Selain mengikuti pelatihan, saya juga mengunjungi warga Jogja di bantaran Kali Winongo. Saat itu adalah pertama kalinya saya “main” ke kampung di daerah pinggiran sungai. Memang sebelumnya saya juga pernah berkunjung ke sebuah kampung, yaitu Kampung Iklim di Kadipiro, Solo. Namun kampung yang terletak di pinggiran sungai memiliki suasana dan karakteristik masyarakat yang berbeda pula.

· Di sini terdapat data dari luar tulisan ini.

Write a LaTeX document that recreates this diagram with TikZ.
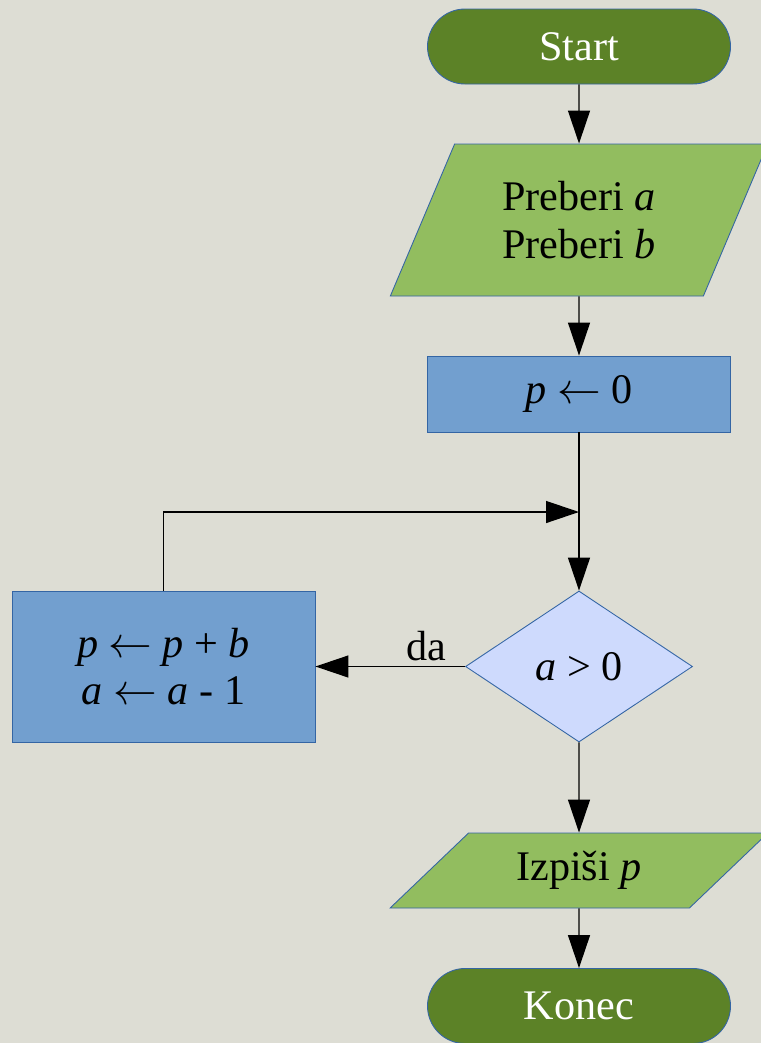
\documentclass[tikz,border=0pt]{standalone}
\usepackage{fontspec}
\setmainfont{Liberation Serif}
\usetikzlibrary{shapes.geometric, arrows.meta}
\definecolor{bgcol}{RGB}{221,221,212}
\definecolor{darkgreen}{RGB}{92,130,39}
\definecolor{lightgreen}{RGB}{146,189,95}
\definecolor{stepblue}{RGB}{114,159,207}
\definecolor{condblue}{RGB}{206,218,253}
\definecolor{edgeblue}{RGB}{52,101,164}
\tikzstyle{terminal} = [rectangle, rounded corners=7.5mm, minimum width=6.06cm, minimum height=1.5cm, text centered, draw=edgeblue, line width=0.5pt, fill=darkgreen, text=white]
\tikzstyle{io} = [trapezium, trapezium stretches=true, minimum width=7.56cm, text centered, align=center, draw=edgeblue, line width=0.5pt, fill=lightgreen]
\tikzstyle{process} = [rectangle, minimum width=6.06cm, text centered, align=center, draw=edgeblue, line width=0.5pt, fill=stepblue]
\tikzstyle{decision} = [diamond, minimum width=4.54cm, minimum height=3.02cm, text centered, draw=edgeblue, line width=0.5pt, fill=condblue]
\tikzstyle{arrow} = [line width=0.75pt, -{Triangle[length=6.6mm, width=4.4mm]}]

\begin{document}
\begin{tikzpicture}[node distance=3.47cm, font=\fontsize{24}{27}\selectfont]
	\fill [bgcol] (0,0) rectangle (15.22,-20.86);
	\useasboundingbox (0,0) rectangle (15.22,-20.86);
	\node (start) [terminal] at (11.58,-0.93) {Start};
	\node (read) [io, below of=start, minimum height=3.04cm, trapezium left angle=64.35, trapezium right angle=115.65] {Preberi \textit{a}\\Preberi \textit{b}};
	\node (init) [process, below of=read, node distance=3.48cm, minimum height=1.52cm] {\textit{p} $\leftarrow$ 0};
	\node (cond) [decision, below of=init, node distance=5.45cm] {\textit{a} > 0};
	\node (body) [process, left of=cond, node distance=8.31cm, minimum height=3.02cm] {\textit{p} $\leftarrow$ \textit{p} + \textit{b}\\\textit{a} $\leftarrow$ \textit{a} - 1};
	\node (write) [io, below of=cond, node distance=4.08cm, minimum height=1.5cm, trapezium left angle=45.8, trapezium right angle=134.2] {Izpiši \textit{p}};
	\node (stop) [terminal, below of=write, node distance=2.71cm] {Konec};
	\coordinate (join) at (11.58,-10.24);

	\draw [arrow] (start) -- (read);
	\draw [arrow] (read) -- (init);
	\draw [line width=0.75pt] (init) -- (join);
	\draw [arrow] (join) -- (cond);
	\draw [arrow] (cond) -- node [above, pos=0.26, inner sep=3pt] {da} (body);
	\draw [arrow] (body.north) |- (join);
	\draw [arrow] (cond) -- (write);
	\draw [arrow] (write) -- (stop);
\end{tikzpicture}
\end{document}
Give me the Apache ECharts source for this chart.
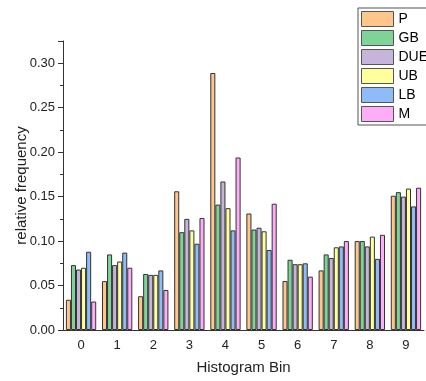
<!DOCTYPE html>
<html>
<head>
<meta charset="utf-8">
<script src="https://cdn.jsdelivr.net/npm/echarts@6/dist/echarts.min.js"></script>
<style>
  html, body { margin: 0; padding: 0; background: #fff; }
  #viz { width: 426px; height: 381px; }
</style>
</head>
<body>
<div id="viz"></div>
<script>
var bins = ['0', '1', '2', '3', '4', '5', '6', '7', '8', '9'];
var seriesNames = ['P', 'GB', 'DUE', 'UB', 'LB', 'M'];
var colors = ['#ffc68c', '#7ed396', '#c7b4da', '#ffff9c', '#8fbcf8', '#ffadf7'];

var P   = [0.034, 0.055, 0.038, 0.156, 0.289, 0.131, 0.055, 0.067, 0.100, 0.151];
var GB  = [0.073, 0.085, 0.063, 0.110, 0.141, 0.113, 0.079, 0.085, 0.100, 0.155];
var DUE = [0.068, 0.073, 0.062, 0.125, 0.167, 0.115, 0.074, 0.081, 0.094, 0.150];
var UB  = [0.070, 0.077, 0.062, 0.112, 0.137, 0.111, 0.074, 0.093, 0.105, 0.159];
var LB  = [0.088, 0.087, 0.067, 0.097, 0.112, 0.090, 0.075, 0.094, 0.080, 0.139];
var M   = [0.032, 0.070, 0.045, 0.126, 0.194, 0.142, 0.060, 0.100, 0.107, 0.160];
var values = [P, GB, DUE, UB, LB, M];

var yTicks = ['0.00', '0.05', '0.10', '0.15', '0.20', '0.25', '0.30'];

var myChart = echarts.init(document.getElementById('viz'));

myChart.setOption({
    animation: false,
    textStyle: { fontFamily: 'Liberation Sans' },
    grid: { left: 63, right: 2, top: 41, bottom: 51 },
    legend: {
        orient: 'vertical',
        left: 358,
        top: 8,
        icon: 'rect',
        itemWidth: 32,
        itemHeight: 15,
        itemGap: 3,
        padding: [3, 20, 3, 3],
        borderColor: '#555',
        borderWidth: 1,
        backgroundColor: '#fff',
        itemStyle: { borderColor: '#555', borderWidth: 1 },
        textStyle: { fontSize: 14, color: '#000' },
        data: seriesNames
    },
    xAxis: [{
        type: 'category',
        data: bins,
        name: 'Histogram Bin',
        nameLocation: 'middle',
        nameGap: 30,
        nameTextStyle: { fontSize: 15, color: '#222' },
        axisLine: { lineStyle: { color: '#333', width: 1 } },
        axisTick: { alignWithLabel: true, length: 5, lineStyle: { color: '#333' } },
        axisLabel: { fontSize: 13, color: '#222', margin: 9 }
    }, {
        type: 'category',
        data: bins,
        position: 'bottom',
        axisLine: { show: false },
        axisTick: { length: 3, lineStyle: { color: '#333' } },
        axisLabel: { show: false }
    }],
    yAxis: {
        type: 'value',
        min: 0,
        max: 0.325,
        interval: 0.05,
        name: 'relative frequency',
        nameLocation: 'middle',
        nameGap: 34,
        nameMoveOverlap: false,
        nameTextStyle: { fontSize: 15, color: '#222' },
        axisLine: { show: true, lineStyle: { color: '#333', width: 1 } },
        axisTick: { show: true, length: 5, lineStyle: { color: '#333' } },
        minorTick: { show: true, splitNumber: 2, length: 3, lineStyle: { color: '#333' } },
        splitLine: { show: false },
        axisLabel: {
            fontSize: 13,
            color: '#222',
            margin: 8,
            formatter: function (v) {
                var i = Math.round(v / 0.05);
                return Math.abs(v - i * 0.05) < 1e-9 ? yTicks[i] : '';
            }
        }
    },
    series: seriesNames.map(function (name, i) {
        return {
            name: name,
            type: 'bar',
            data: values[i],
            barGap: '0%',
            barCategoryGap: '16%',
            itemStyle: { color: colors[i], borderColor: '#333', borderWidth: 1 }
        };
    })
});
</script>
</body>
</html>
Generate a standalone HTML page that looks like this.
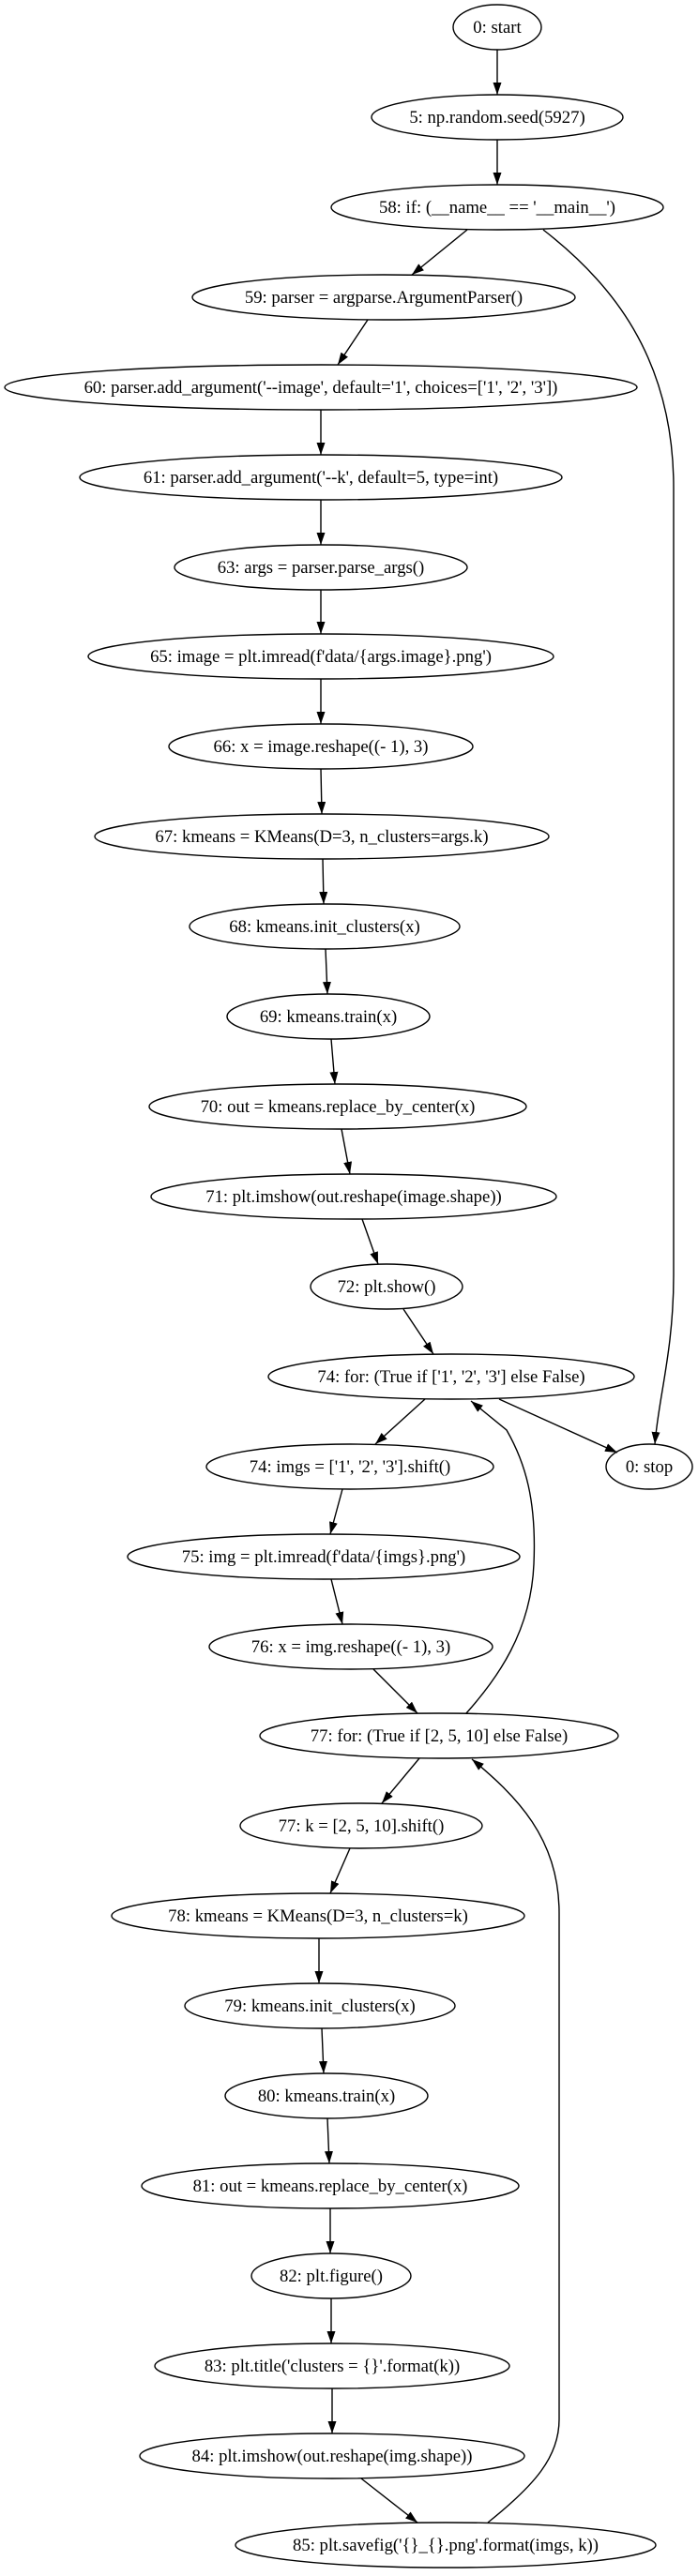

Jika masyarakat pada zaman dahulu hidup sangat bergantung dengan sungai, maka saat ini sungai dianggap hanyalah sebagai tempat pembuangan dan sebuah genangan air yang kapan pun bisa membawa bencana. Hanya sedikit masyarakat yang masih peduli dan ingin menjaga kali nya. Masyarakat yang peduli terhadap sungai akhirnya membentuk komunitas-komunitas, salah satunya adalah FKWA (Forum Komunikasi Winongo Asri) yang memiliki program bersama masyarakat di sekitar bantaran Sungai Winongo untuk bersama-sama menjaga dan membangun kawasan sungai yang lebih asri lagi.

Terkadang saat melakukan susur sungai saya mengalami beberapa hambatan kecil. Hambatan tersebut misalnya akses jalanan umum yang kurang baik karena licin dan sempit, banyaknya nyamuk karena seringkali masyarakat membuang sampah sembarangan dipinggiran sungai, dan keterbatasan informasi dari beberapa tipe narasumber.
Saat menggali informasi dari narasumber, saya agak kesulitan untuk menggali lebih dalam dari narasumber yang berjenis kelamin wanita atau ibu-ibu. Karena berdasarkan pengamatan saya setelah beberapa kali bertanya kepada narasumber wanita, mereka kurang bisa menjawab pertanyaan-pertanyaan yang saya ajukan karena kurangnya kegiatan berinteraksi dengan warga lainnya.

Sehingga pada intinya selama melakukan susur sungai, saya mendapati bahwa masyarakat yang hidup di bantaran sungai saat ini sudah mulai meninggalkan sungai. Meninggalkan kepeduliannya, meninggalkan hubungannya dengan sungai, dan lupa akan kejayaan sungai di masa lalu. Dan hal itu seharusnya menjadi beban kita bersama sebagai suatu masyarakat untuk dapat saling membangun diri demi kebaikan bersama.